Edd’s MANtra: Lil B – Not Gay, Just Stupid



I love blogging for Georgia Mae. I really do. If I had my way I’d spend every waking moment scouring the depths of the Internet to bring you the best – and worst – music news I could find.


Unfortunately, my duties outside of the blogosphere often keep me tied up. Between a demanding day job and my work with kids at church, I often decide not to report on some of the more trivial news that I encounter.


For example, my least favorite Internet star Antoine Dodson, and forgotten Destiny’s Child replacement Farrah Franklin both escaped my wrath regarding their respective arrests. It’s OK, I’m the only one who remembers those two anyway.

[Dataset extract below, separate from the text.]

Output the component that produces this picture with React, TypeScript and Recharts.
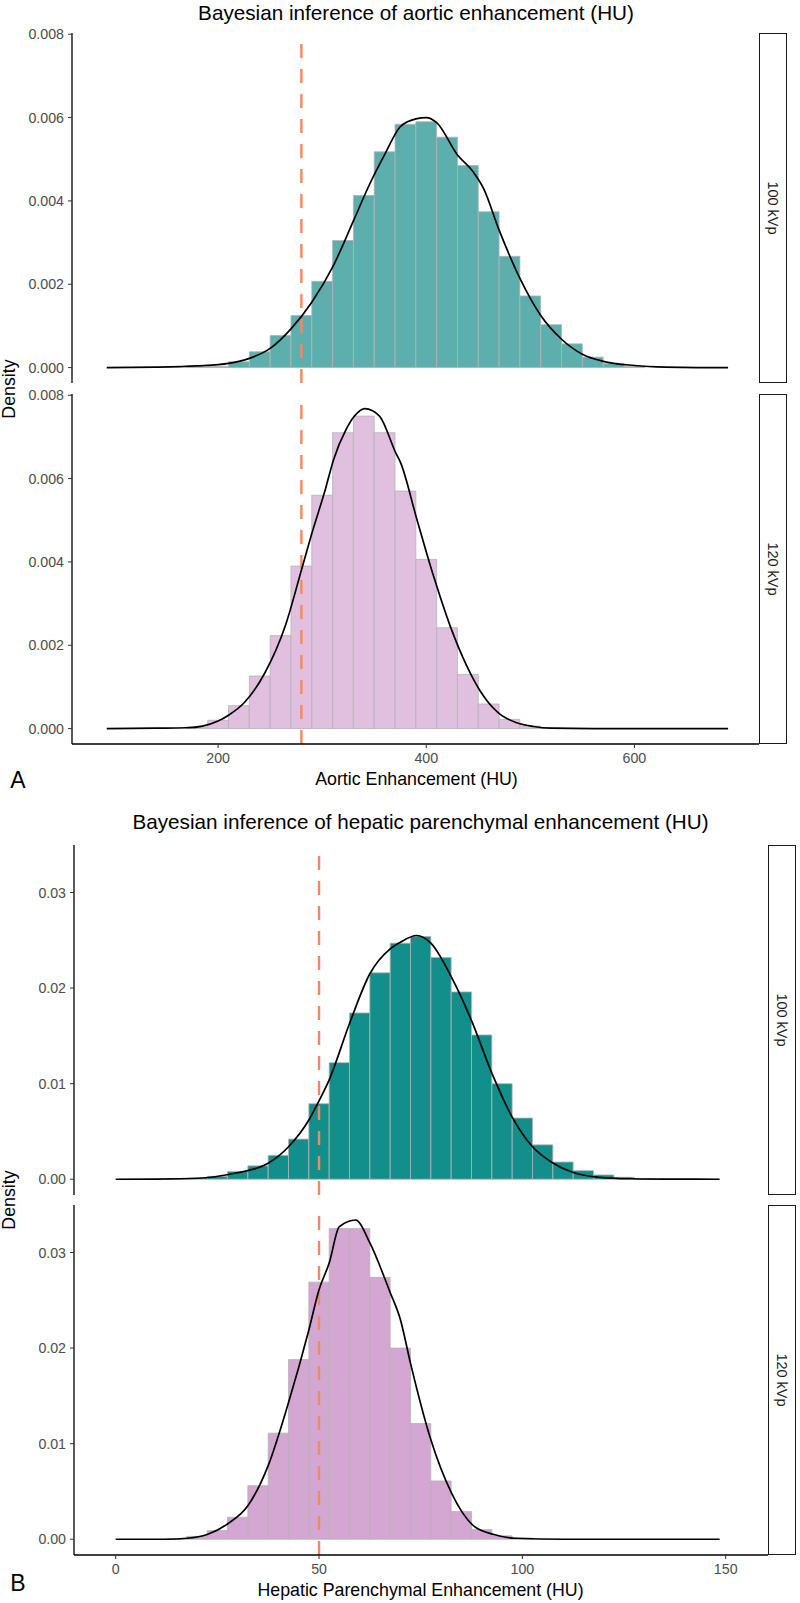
import React from "react";
import { BarChart, Bar, LineChart, Line, XAxis, YAxis, ReferenceLine } from "recharts";

const FONT = "'Liberation Sans', Arial, Helvetica, sans-serif";

// ---- A: aortic enhancement (HU), 20 HU bins (bin centres)
const aorticBins = [180, 200, 220, 240, 260, 280, 300, 320, 340, 360, 380, 400, 420, 440, 460, 480, 500, 520, 540, 560, 580, 600];
const aortic100Hist = [0.00001, 0.00003, 0.00014, 0.00038, 0.00077, 0.00125, 0.00207, 0.00305, 0.00413, 0.00518, 0.00584, 0.0059, 0.00553, 0.00485, 0.00374, 0.00267, 0.00172, 0.00103, 0.00057, 0.00025, 0.0001, 0.00003];
const aortic120Hist = [0.00004, 0.0002, 0.00055, 0.00126, 0.00223, 0.0039, 0.0056, 0.0071, 0.0075, 0.0071, 0.0057, 0.00406, 0.00242, 0.0013, 0.00059, 0.00022, 0.00006, 0.00001, 0, 0, 0, 0];

const aortic100CurveX = [93, 140, 180, 210, 230, 250, 270, 290, 310, 330, 345, 360, 375, 390, 400, 410, 430, 445, 455, 470, 490, 510, 530, 550, 570, 600, 630, 660, 690];
const aortic100CurveY = [0, 0.00001, 0.00004, 0.0001, 0.00022, 0.00046, 0.00093, 0.00157, 0.00241, 0.00352, 0.00437, 0.00511, 0.00578, 0.00597, 0.006, 0.00588, 0.0051, 0.0047, 0.0043, 0.0033, 0.00214, 0.00125, 0.00068, 0.00032, 0.00015, 0.00005, 0.00001, 0, 0];

const aortic120CurveX = [93, 140, 170, 185, 200, 210, 225, 245, 265, 280, 290, 303, 311, 323, 331, 341, 355, 371, 375, 391, 407, 423, 439, 455, 471, 487, 503, 520, 560, 690];
const aortic120CurveY = [0, 0.00001, 0.00002, 0.00006, 0.00018, 0.00032, 0.00062, 0.00134, 0.0025, 0.0038, 0.00468, 0.00574, 0.00646, 0.00718, 0.0075, 0.00768, 0.0075, 0.0066, 0.0064, 0.00502, 0.00366, 0.00246, 0.0015, 0.00078, 0.00034, 0.00014, 0.00005, 0.00001, 0, 0];

const aorticXTicks = [200, 400, 600];
const aorticYTicks = [0, 0.002, 0.004, 0.006, 0.008];
const aorticCutoff = 280;

// ---- B: hepatic parenchymal enhancement (HU), 5 HU bins (bin centres)
const hepaticBins = [15, 20, 25, 30, 35, 40, 45, 50, 55, 60, 65, 70, 75, 80, 85, 90, 95, 100, 105, 110, 115, 120, 125, 130];
const hepatic100Hist = [0.00003, 0.0001, 0.0003, 0.0008, 0.0014, 0.0025, 0.0042, 0.0079, 0.0122, 0.0174, 0.0216, 0.0247, 0.0254, 0.0232, 0.0196, 0.0151, 0.01, 0.0064, 0.0036, 0.0018, 0.0009, 0.00045, 0.0002, 0.00005];
const hepatic120Hist = [0.00005, 0.0003, 0.0009, 0.0023, 0.0056, 0.0111, 0.0188, 0.0269, 0.0325, 0.0325, 0.0274, 0.02, 0.0121, 0.0061, 0.0029, 0.001, 0.00035, 0.0001, 0, 0, 0, 0, 0, 0];

const hepatic100CurveX = [0, 10, 20, 29, 37.5, 42.5, 47.5, 50, 52.5, 57.5, 62.5, 67.5, 70, 74, 77.5, 82.5, 87.5, 92.5, 97.5, 102.5, 107.5, 112.5, 119, 127, 135, 148.5];
const hepatic100CurveY = [0, 0.00002, 0.0001, 0.0006, 0.00167, 0.0034, 0.0062, 0.0082, 0.0104, 0.0163, 0.0215, 0.0241, 0.0248, 0.0255, 0.0247, 0.0212, 0.0166, 0.0111, 0.0065, 0.0034, 0.0017, 0.0007, 0.0002, 0.00005, 0.00001, 0];

const hepatic120CurveX = [0, 12.5, 17.5, 22.5, 27.5, 32.5, 37.5, 42.5, 47.5, 50, 52.5, 55, 59, 62.5, 67.5, 70, 72.5, 77.5, 82.5, 88, 93, 98.5, 110, 148.5];
const hepatic120CurveY = [0, 0, 0.0001, 0.0005, 0.0016, 0.0035, 0.0077, 0.0143, 0.0219, 0.0261, 0.0289, 0.0327, 0.0334, 0.031, 0.0258, 0.023, 0.0184, 0.0104, 0.0049, 0.0014, 0.0005, 0.0001, 0, 0];

const hepaticXTicks = [0, 50, 100, 150];
const hepaticYTicks = [0, 0.01, 0.02, 0.03];
const hepaticCutoff = 50;

const facetLabels = ["100 kVp", "120 kVp"];

const TEAL_A = "#5cafad";
const PINK_A = "#e0c0de";
const TEAL_B = "#128f8a";
const PINK_B = "#d4a6d2";
const CUTOFF_COLOR = "#f28b5c";

type FacetProps = {
  left: number;
  right: number;
  top: number;
  height: number;
  xDomain: [number, number];
  yDomain: [number, number];
  yTicks: number[];
  yDigits: number;
  xTicks?: number[];
  showX: boolean;
  bins: number[];
  binWidth: number;
  hist: number[];
  curveX: number[];
  curveY: number[];
  fill: string;
  cutoff: number;
  label: string;
};

const tickStyle = { fill: "#4d4d4d", fontSize: 14.2, fontFamily: FONT };
const PAD = 12; // room above the panel so the top tick label isn't clipped

function Facet(p: FacetProps) {
  const plotW = p.right - p.left;
  const xAxisH = p.showX ? 30 : 0;
  const W = p.right + 2;
  const H = p.height + xAxisH + PAD;
  const binPx = (p.binWidth / (p.xDomain[1] - p.xDomain[0])) * plotW;
  const histData = p.bins.map((b, i) => ({ x: b, d: p.hist[i] }));
  const curveData = p.curveX.map((x, i) => ({ x, d: p.curveY[i] }));

  return (
    <>
      <div style={{ position: "absolute", left: 0, top: p.top - PAD }}>
        <BarChart
          width={W}
          height={H}
          data={histData}
          margin={{ top: PAD, right: 2, bottom: 0, left: 0 }}
          barCategoryGap={0}
          barGap={0}
        >
          <XAxis
            type="number"
            dataKey="x"
            domain={p.xDomain}
            allowDataOverflow
            ticks={p.xTicks}
            interval={0}
            hide={!p.showX}
            height={xAxisH}
            tick={tickStyle}
            tickSize={4}
            tickMargin={5}
            tickLine={{ stroke: "#333" }}
            axisLine={{ stroke: "#000", strokeWidth: 1.3 }}
          />
          <YAxis
            type="number"
            domain={p.yDomain}
            allowDataOverflow
            ticks={p.yTicks}
            interval={0}
            width={p.left}
            tick={tickStyle}
            tickSize={4}
            tickMargin={4}
            tickLine={{ stroke: "#333" }}
            axisLine={{ stroke: "#000", strokeWidth: 1.3 }}
            tickFormatter={(v: number) => v.toFixed(p.yDigits)}
          />
          <Bar
            dataKey="d"
            fill={p.fill}
            stroke="#b3b3b3"
            strokeWidth={0.8}
            barSize={binPx - 0.05}
            isAnimationActive={false}
          />
          <ReferenceLine x={p.cutoff} stroke={CUTOFF_COLOR} strokeWidth={2.4} strokeDasharray="14 11" />
        </BarChart>
      </div>
      <div style={{ position: "absolute", left: 0, top: p.top - PAD }}>
        <LineChart
          width={W}
          height={H}
          data={curveData}
          margin={{ top: PAD, right: 2, bottom: xAxisH, left: p.left }}
        >
          <XAxis type="number" dataKey="x" domain={p.xDomain} allowDataOverflow hide />
          <YAxis type="number" domain={p.yDomain} allowDataOverflow hide />
          <Line
            type="monotone"
            dataKey="d"
            stroke="#000"
            strokeWidth={1.7}
            dot={false}
            isAnimationActive={false}
          />
        </LineChart>
      </div>
      <div
        style={{
          position: "absolute",
          left: p.right,
          top: p.top,
          width: 28,
          height: p.height,
          boxSizing: "border-box",
          border: "1.5px solid #1a1a1a",
          background: "#fff",
        }}
      />
      <Txt x={p.right + 14} y={p.top + p.height / 2} size={14.5} rotate={90} color="#1a1a1a">
        {p.label}
      </Txt>
    </>
  );
}

function Txt(props: {
  x: number;
  y: number;
  size: number;
  rotate?: number;
  color?: string;
  children: React.ReactNode;
}) {
  return (
    <div
      style={{
        position: "absolute",
        left: props.x,
        top: props.y,
        transform: `translate(-50%, -50%) rotate(${props.rotate ?? 0}deg)`,
        fontSize: props.size,
        lineHeight: 1,
        whiteSpace: "nowrap",
        fontFamily: FONT,
        color: props.color ?? "#000",
      }}
    >
      {props.children}
    </div>
  );
}

export default function App() {
  const aDomainX: [number, number] = [59.6, 719.7];
  const aDomainY: [number, number] = [-0.00037, 0.00803];
  const bDomainX: [number, number] = [-10.25, 160.4];
  const bDomainY: [number, number] = [-0.00165, 0.03497];

  return (
    <div
      style={{
        position: "absolute",
        left: 0,
        top: 0,
        width: 800,
        height: 1603,
        background: "#fff",
        overflow: "hidden",
      }}
    >
      {/* Panel A */}
      <Txt x={416} y={13} size={20.7}>Bayesian inference of aortic enhancement (HU)</Txt>
      <Facet
        left={72}
        right={759}
        top={33}
        height={350}
        xDomain={aDomainX}
        yDomain={aDomainY}
        yTicks={aorticYTicks}
        yDigits={3}
        showX={false}
        bins={aorticBins}
        binWidth={20}
        hist={aortic100Hist}
        curveX={aortic100CurveX}
        curveY={aortic100CurveY}
        fill={TEAL_A}
        cutoff={aorticCutoff}
        label={facetLabels[0]}
      />
      <Facet
        left={72}
        right={759}
        top={394}
        height={350}
        xDomain={aDomainX}
        yDomain={aDomainY}
        yTicks={aorticYTicks}
        yDigits={3}
        xTicks={aorticXTicks}
        showX={true}
        bins={aorticBins}
        binWidth={20}
        hist={aortic120Hist}
        curveX={aortic120CurveX}
        curveY={aortic120CurveY}
        fill={PINK_A}
        cutoff={aorticCutoff}
        label={facetLabels[1]}
      />
      <Txt x={10} y={389} size={17.8} rotate={-90}>Density</Txt>
      <Txt x={416.5} y={780} size={17.8}>Aortic Enhancement (HU)</Txt>
      <Txt x={18} y={780} size={23}>A</Txt>

      {/* Panel B */}
      <Txt x={420.5} y={822} size={20.7}>Bayesian inference of hepatic parenchymal enhancement (HU)</Txt>
      <Facet
        left={74}
        right={768}
        top={845}
        height={350}
        xDomain={bDomainX}
        yDomain={bDomainY}
        yTicks={hepaticYTicks}
        yDigits={2}
        showX={false}
        bins={hepaticBins}
        binWidth={5}
        hist={hepatic100Hist}
        curveX={hepatic100CurveX}
        curveY={hepatic100CurveY}
        fill={TEAL_B}
        cutoff={hepaticCutoff}
        label={facetLabels[0]}
      />
      <Facet
        left={74}
        right={768}
        top={1205}
        height={350}
        xDomain={bDomainX}
        yDomain={bDomainY}
        yTicks={hepaticYTicks}
        yDigits={2}
        xTicks={hepaticXTicks}
        showX={true}
        bins={hepaticBins}
        binWidth={5}
        hist={hepatic120Hist}
        curveX={hepatic120CurveX}
        curveY={hepatic120CurveY}
        fill={PINK_B}
        cutoff={hepaticCutoff}
        label={facetLabels[1]}
      />
      <Txt x={10} y={1200} size={17.8} rotate={-90}>Density</Txt>
      <Txt x={420.5} y={1591} size={17.8}>Hepatic Parenchymal Enhancement (HU)</Txt>
      <Txt x={18} y={1583} size={23}>B</Txt>
    </div>
  );
}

But sometimes, I come across something so maddeningly stupid that I decide I must write about it, even though I said I wouldn’t.


That brings me to Lil’ B.


I bet 98 percent of you have no idea who or what Lil’ B is – consider yourselves lucky. He’s among the current group of “hot” rappers who have an inexplicable buzz despite being absolutely atrocious.


Think I’m exaggerating? Well, check out his video for “Wonton Soup.”







Yes, that is a real video. From a real artist. Who has real fans.


That’s real stupid.


But it gets worse. How exactly do you trick the paying consumer into buying music from a guy who compares his cars and women to wonton soup? Easy – pretend the artist is gay.


For months now, bizarre Twitter rants have raised questions about Lil B’s sexuality. And a couple of weeks ago, the so-called Based God unveiled the title of his new album “I’m Gay.”


Except he’s not really gay. From MTV.com:

“I’m very gay, but I love women. I’m not attracted to men in any way. I’ve never been attracted to a man in my life. But yes I am gay, I’m so happy,” he said. “I’m a gay, heterosexual male.”



Clearly, this is just a pitiful publicity stunt to garner a little attention, which is why I initially ignored all his gay claims. Until a couple of days ago, that is. I just couldn’t keep quiet after reading this:

“People been hitting me up like, ‘I’m gonna bash your head in,’ ‘you f—-t,’ ‘I’m gonna kill you,’ “


“I’m not gonna stop and I’m not scared of anybody on earth,” he said of the Twitter backlash. “That’s why I [titled the album I’m Gay] and nobody gonna stop me.” 



During a time when cyber bullying and suicides are a very real problem in this country, why does this guy think it’s OK to use pain as a gimmick? Lives and families are torn apart over this issue and he wants to use that strife to con people into buying his coaster of an album?


What’s more baffling is that I can’t believe HE thinks this stunt is a good idea. No one with the sense God gave a goose thinks this guy really is gay – and those who do probably think “Wonton Soup” is a good song. Even if he IS gay, what’s the point of naming the album “I’m Gay,” then denouncing it? How does that help anyone?


Pretending to be something you’re not (perpetrating, frontin’, etc.) used to be a serious offense in the hip hop. I don’t understand why the gay and hip hop communities have not united to stomp the remaining consonants out of Lil B’s name.


Honestly, it’s irrelevant if Lil B is gay or not. He just sucks.


*Note: When selecting a photo of Lil B for this post, my virus protection went nuts. Even my computer knows this dude is a parasite.